L-Dub Film Festival at Lake Worth Playhouse’s Stonzek Theatre, 709 Lake Ave., Lake Worth; show times vary; $9 per program; 561/296-9382 or www.lakeworthplayhouse.org

The three-day L-Dub Film Festival is billed as an event “by filmmakers, for filmmakers,” but this collection of nearly 40 shorts, features and documentaries showcases new work that’s palatable to any general audience. Short films make up most of the itinerary, offering new moviemakers their 15 minutes (or sometimes less) of onscreen fame, but the festival also is offering some notable feature premieres. “Guns, Drugs and Dirty Money,” which screens at 8 p.m. Saturday, stars Eric Roberts as a graphic-novel author who latest comic springs to life when he reads it to his nephew. The fest also includes free seminars with Hollywood actor Garrett M. Brown, filmmaker Frank Eberling, screenwriter Michael Chasin and others.

Saturday and Sunday

Live.art and Classical Explosion at the Arts Garage, 180 N.E. First St., Delray Beach; 8 p.m.
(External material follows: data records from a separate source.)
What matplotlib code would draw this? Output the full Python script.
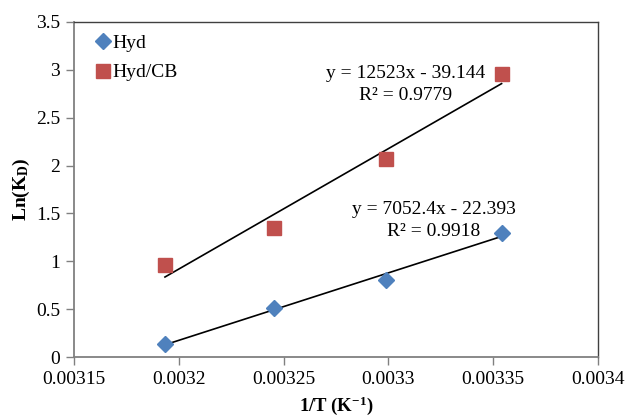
import numpy as np
import matplotlib
matplotlib.use("Agg")
import matplotlib.pyplot as plt
from matplotlib.ticker import FuncFormatter, MultipleLocator

inv_T = [0.0031934, 0.0032452, 0.0032987, 0.0033540]
hyd = [0.14, 0.51, 0.80, 1.30]
hyd_cb = [0.96, 1.35, 2.07, 2.96]
eq_hyd = ["y = 7052.4x - 22.393", "R² = 0.9918"]
eq_cb = ["y = 12523x - 39.144", "R² = 0.9779"]

plt.rcParams['font.family'] = ['Liberation Serif', 'DejaVu Serif']
plt.rcParams['mathtext.fontset'] = 'custom'
plt.rcParams['mathtext.rm'] = 'Liberation Serif'
plt.rcParams['mathtext.bf'] = 'Liberation Serif:bold'
plt.rcParams['mathtext.it'] = 'Liberation Serif:italic'

fig = plt.figure(figsize=(6.3, 4.18), dpi=100)
ax = fig.add_axes([74/630, 61/418, (598-74)/630, (357-22)/418])

x = np.array(inv_T)
for ys in (hyd, hyd_cb):
    p = np.polyfit(x, ys, 1)
    xx = np.array([x[0], x[-1]])
    ax.plot(xx, np.polyval(p, xx), color='black', lw=1.2, zorder=2)

ax.plot(inv_T, hyd, linestyle='none', marker='D', ms=8, color='#4F81BD', label='Hyd', zorder=3)
ax.plot(inv_T, hyd_cb, linestyle='none', marker='s', ms=10, color='#C0504D', label='Hyd/CB', zorder=3)

ax.set_xlim(0.00315, 0.0034)
ax.set_ylim(0, 3.5)
ax.xaxis.set_major_locator(MultipleLocator(0.00005))
ax.yaxis.set_major_locator(MultipleLocator(0.5))
fmt = FuncFormatter(lambda v, pos: ('%.5f' % v).rstrip('0').rstrip('.') if v != 0 else '0')
ax.xaxis.set_major_formatter(fmt)
ax.yaxis.set_major_formatter(fmt)
ax.tick_params(axis='both', direction='out', length=6, width=1, color='#808080', labelsize=14)
ax.tick_params(axis='x', pad=4)
ax.tick_params(axis='y', pad=4)

for s in ('left', 'bottom'):
    ax.spines[s].set_color('#808080')
    ax.spines[s].set_linewidth(1.3)
for s in ('top', 'right'):
    ax.spines[s].set_color('#404040')
    ax.spines[s].set_linewidth(1.0)

ax.set_xlabel(r'$\mathbf{1/T\ (K^{-1})}$', fontsize=13.5, labelpad=5)
ax.set_ylabel(r'$\mathbf{Ln(K_D)}$', fontsize=14, labelpad=3)

ax.legend(loc='upper left', frameon=False, fontsize=14, handletextpad=0.0,
          handlelength=1.0, labelspacing=0.6, borderaxespad=0.3, bbox_to_anchor=(0.01, 1.003))

ax.text(0.0033084, 2.967, eq_cb[0], ha='center', va='center', fontsize=14)
ax.text(0.0033084, 2.737, eq_cb[1], ha='center', va='center', fontsize=14)
ax.text(0.0033218, 1.546, eq_hyd[0], ha='center', va='center', fontsize=14)
ax.text(0.0033218, 1.306, eq_hyd[1], ha='center', va='center', fontsize=14)

fig.savefig('out.png', dpi=100)
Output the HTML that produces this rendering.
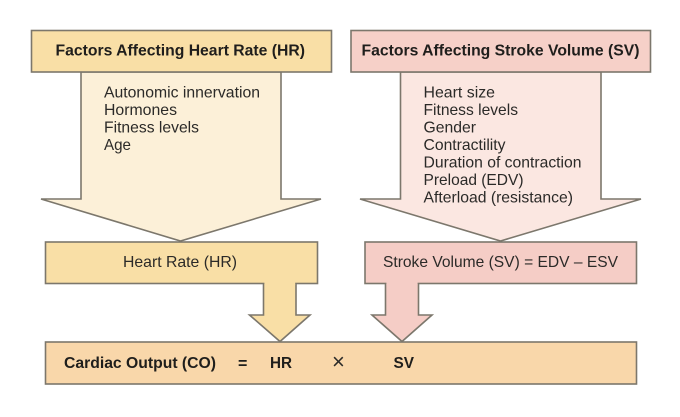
<!DOCTYPE html>
<html>
<head>
<meta charset="utf-8">
<style>
html,body{margin:0;padding:0;background:#fff;width:680px;height:417px;overflow:hidden}
svg{display:block;filter:blur(0.35px)}
text{font-family:"Liberation Sans",sans-serif;fill:#2b2a28;font-size:16px}
.b{font-weight:bold;fill:#1f1e1c;font-size:16px}
.s{stroke:#7c776c;stroke-width:1.6;stroke-linejoin:miter}
</style>
</head>
<body>
<svg width="680" height="417" viewBox="0 0 680 417" xmlns="http://www.w3.org/2000/svg">
<!-- big arrows -->
<polygon class="s" fill="#fcf0d8" points="81,72 281,72 281,199 321,199 180.5,241 41,199 81,199"/>
<polygon class="s" fill="#fbe7e1" points="400.5,72 601,72 601,199 641,199 500.5,241 360,199 400.5,199"/>
<!-- header boxes -->
<rect class="s" x="31.5" y="30.5" width="300" height="41.5" fill="#f9dfa6"/>
<rect class="s" x="351" y="30.5" width="299.5" height="41.5" fill="#f6d0c8"/>
<!-- small arrows -->
<polygon class="s" fill="#f9dfa6" points="263.5,283 296,283 296,315 310,315 280,341.5 249.5,315 263.5,315"/>
<polygon class="s" fill="#f5cdc6" points="385.5,283 418.5,283 418.5,315 432,315 402,341.5 372,315 385.5,315"/>
<!-- middle boxes -->
<rect class="s" x="45.5" y="242" width="272" height="41.5" fill="#f9dfa6"/>
<rect class="s" x="365" y="242" width="271.5" height="41.5" fill="#f5cdc6"/>
<!-- redraw shaft joins -->
<rect x="264.4" y="282" width="30.8" height="3" fill="#f9dfa6"/>
<rect x="386.4" y="282" width="31.2" height="3" fill="#f5cdc6"/>
<!-- bottom box -->
<rect class="s" x="45.5" y="342" width="591" height="42" fill="#f9d7aa"/>

<text class="b" x="55.5" y="55.5" textLength="249.5" lengthAdjust="spacingAndGlyphs">Factors Affecting Heart Rate (HR)</text>
<text class="b" x="361.5" y="55.5" textLength="278" lengthAdjust="spacingAndGlyphs">Factors Affecting Stroke Volume (SV)</text>

<text x="104" y="97.5" textLength="156" lengthAdjust="spacingAndGlyphs">Autonomic innervation</text>
<text x="104" y="115" textLength="73" lengthAdjust="spacingAndGlyphs">Hormones</text>
<text x="104" y="132.5" textLength="95" lengthAdjust="spacingAndGlyphs">Fitness levels</text>
<text x="104" y="150" textLength="27" lengthAdjust="spacingAndGlyphs">Age</text>

<text x="423.5" y="97.5" textLength="71.5" lengthAdjust="spacingAndGlyphs">Heart size</text>
<text x="423.5" y="115" textLength="94.5" lengthAdjust="spacingAndGlyphs">Fitness levels</text>
<text x="423.5" y="132.5" textLength="52.5" lengthAdjust="spacingAndGlyphs">Gender</text>
<text x="423.5" y="150" textLength="82" lengthAdjust="spacingAndGlyphs">Contractility</text>
<text x="423.5" y="167.5" textLength="158" lengthAdjust="spacingAndGlyphs">Duration of contraction</text>
<text x="423.5" y="185" textLength="100" lengthAdjust="spacingAndGlyphs">Preload (EDV)</text>
<text x="423.5" y="202.5" textLength="149.5" lengthAdjust="spacingAndGlyphs">Afterload (resistance)</text>

<text x="123" y="267" textLength="114" lengthAdjust="spacingAndGlyphs">Heart Rate (HR)</text>
<text x="383" y="267" textLength="235" lengthAdjust="spacingAndGlyphs">Stroke Volume (SV) = EDV – ESV</text>

<text class="b" x="64" y="368" textLength="152" lengthAdjust="spacingAndGlyphs">Cardiac Output (CO)</text>
<text class="b" x="238" y="368.5">=</text>
<text class="b" x="270" y="368" textLength="22" lengthAdjust="spacingAndGlyphs">HR</text>
<text x="332" y="369" style="font-size:22px">×</text>
<text class="b" x="393.5" y="368" textLength="20.5" lengthAdjust="spacingAndGlyphs">SV</text>
</svg>
</body>
</html>
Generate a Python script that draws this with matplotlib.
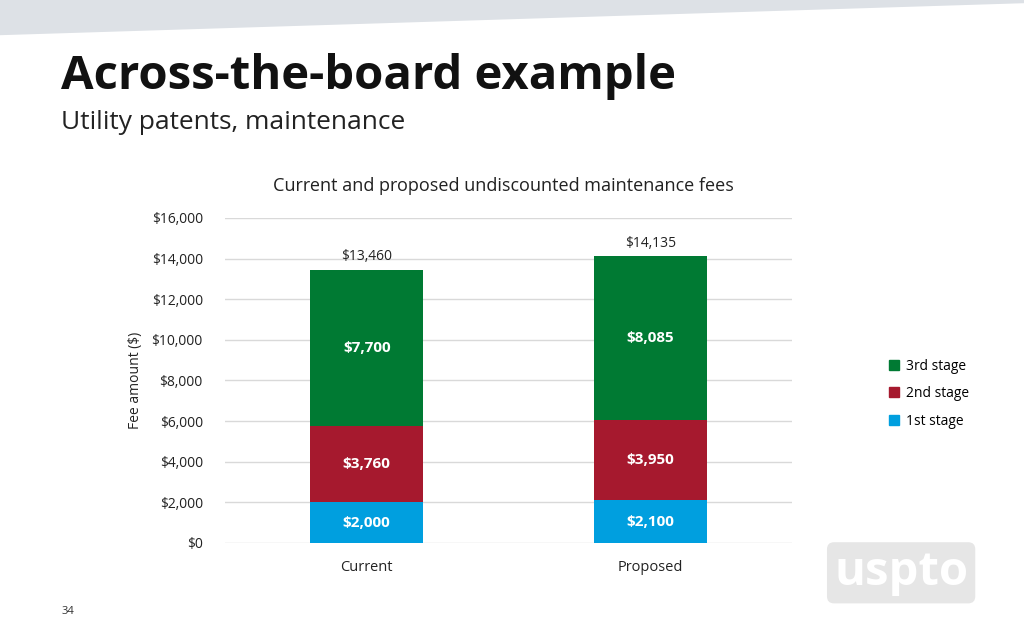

Saturday and 6 p.m. Sunday; $20 to $30; 561/450-6357 or www.delraybeacharts.org

Delray Beach’s newest cultural arts venue will launch its first full season this weekend with a multimedia extravaganza. Saturday’s program, titled “live.art,” will feature a live synchronization of five artists creating work in their various fields, from painter Alan Stewart to dancer Anita Havel to pianist Jace Vek. On Sunday night, the Arts Garage will begin its Classical Explosion series with the South Florida Symphony Orchestra performing Beethoven’s Quartet No. 15 in A Minor, Op. 132. Come check out this hip new venue before it becomes the most fashionable nightlife spot in Delray.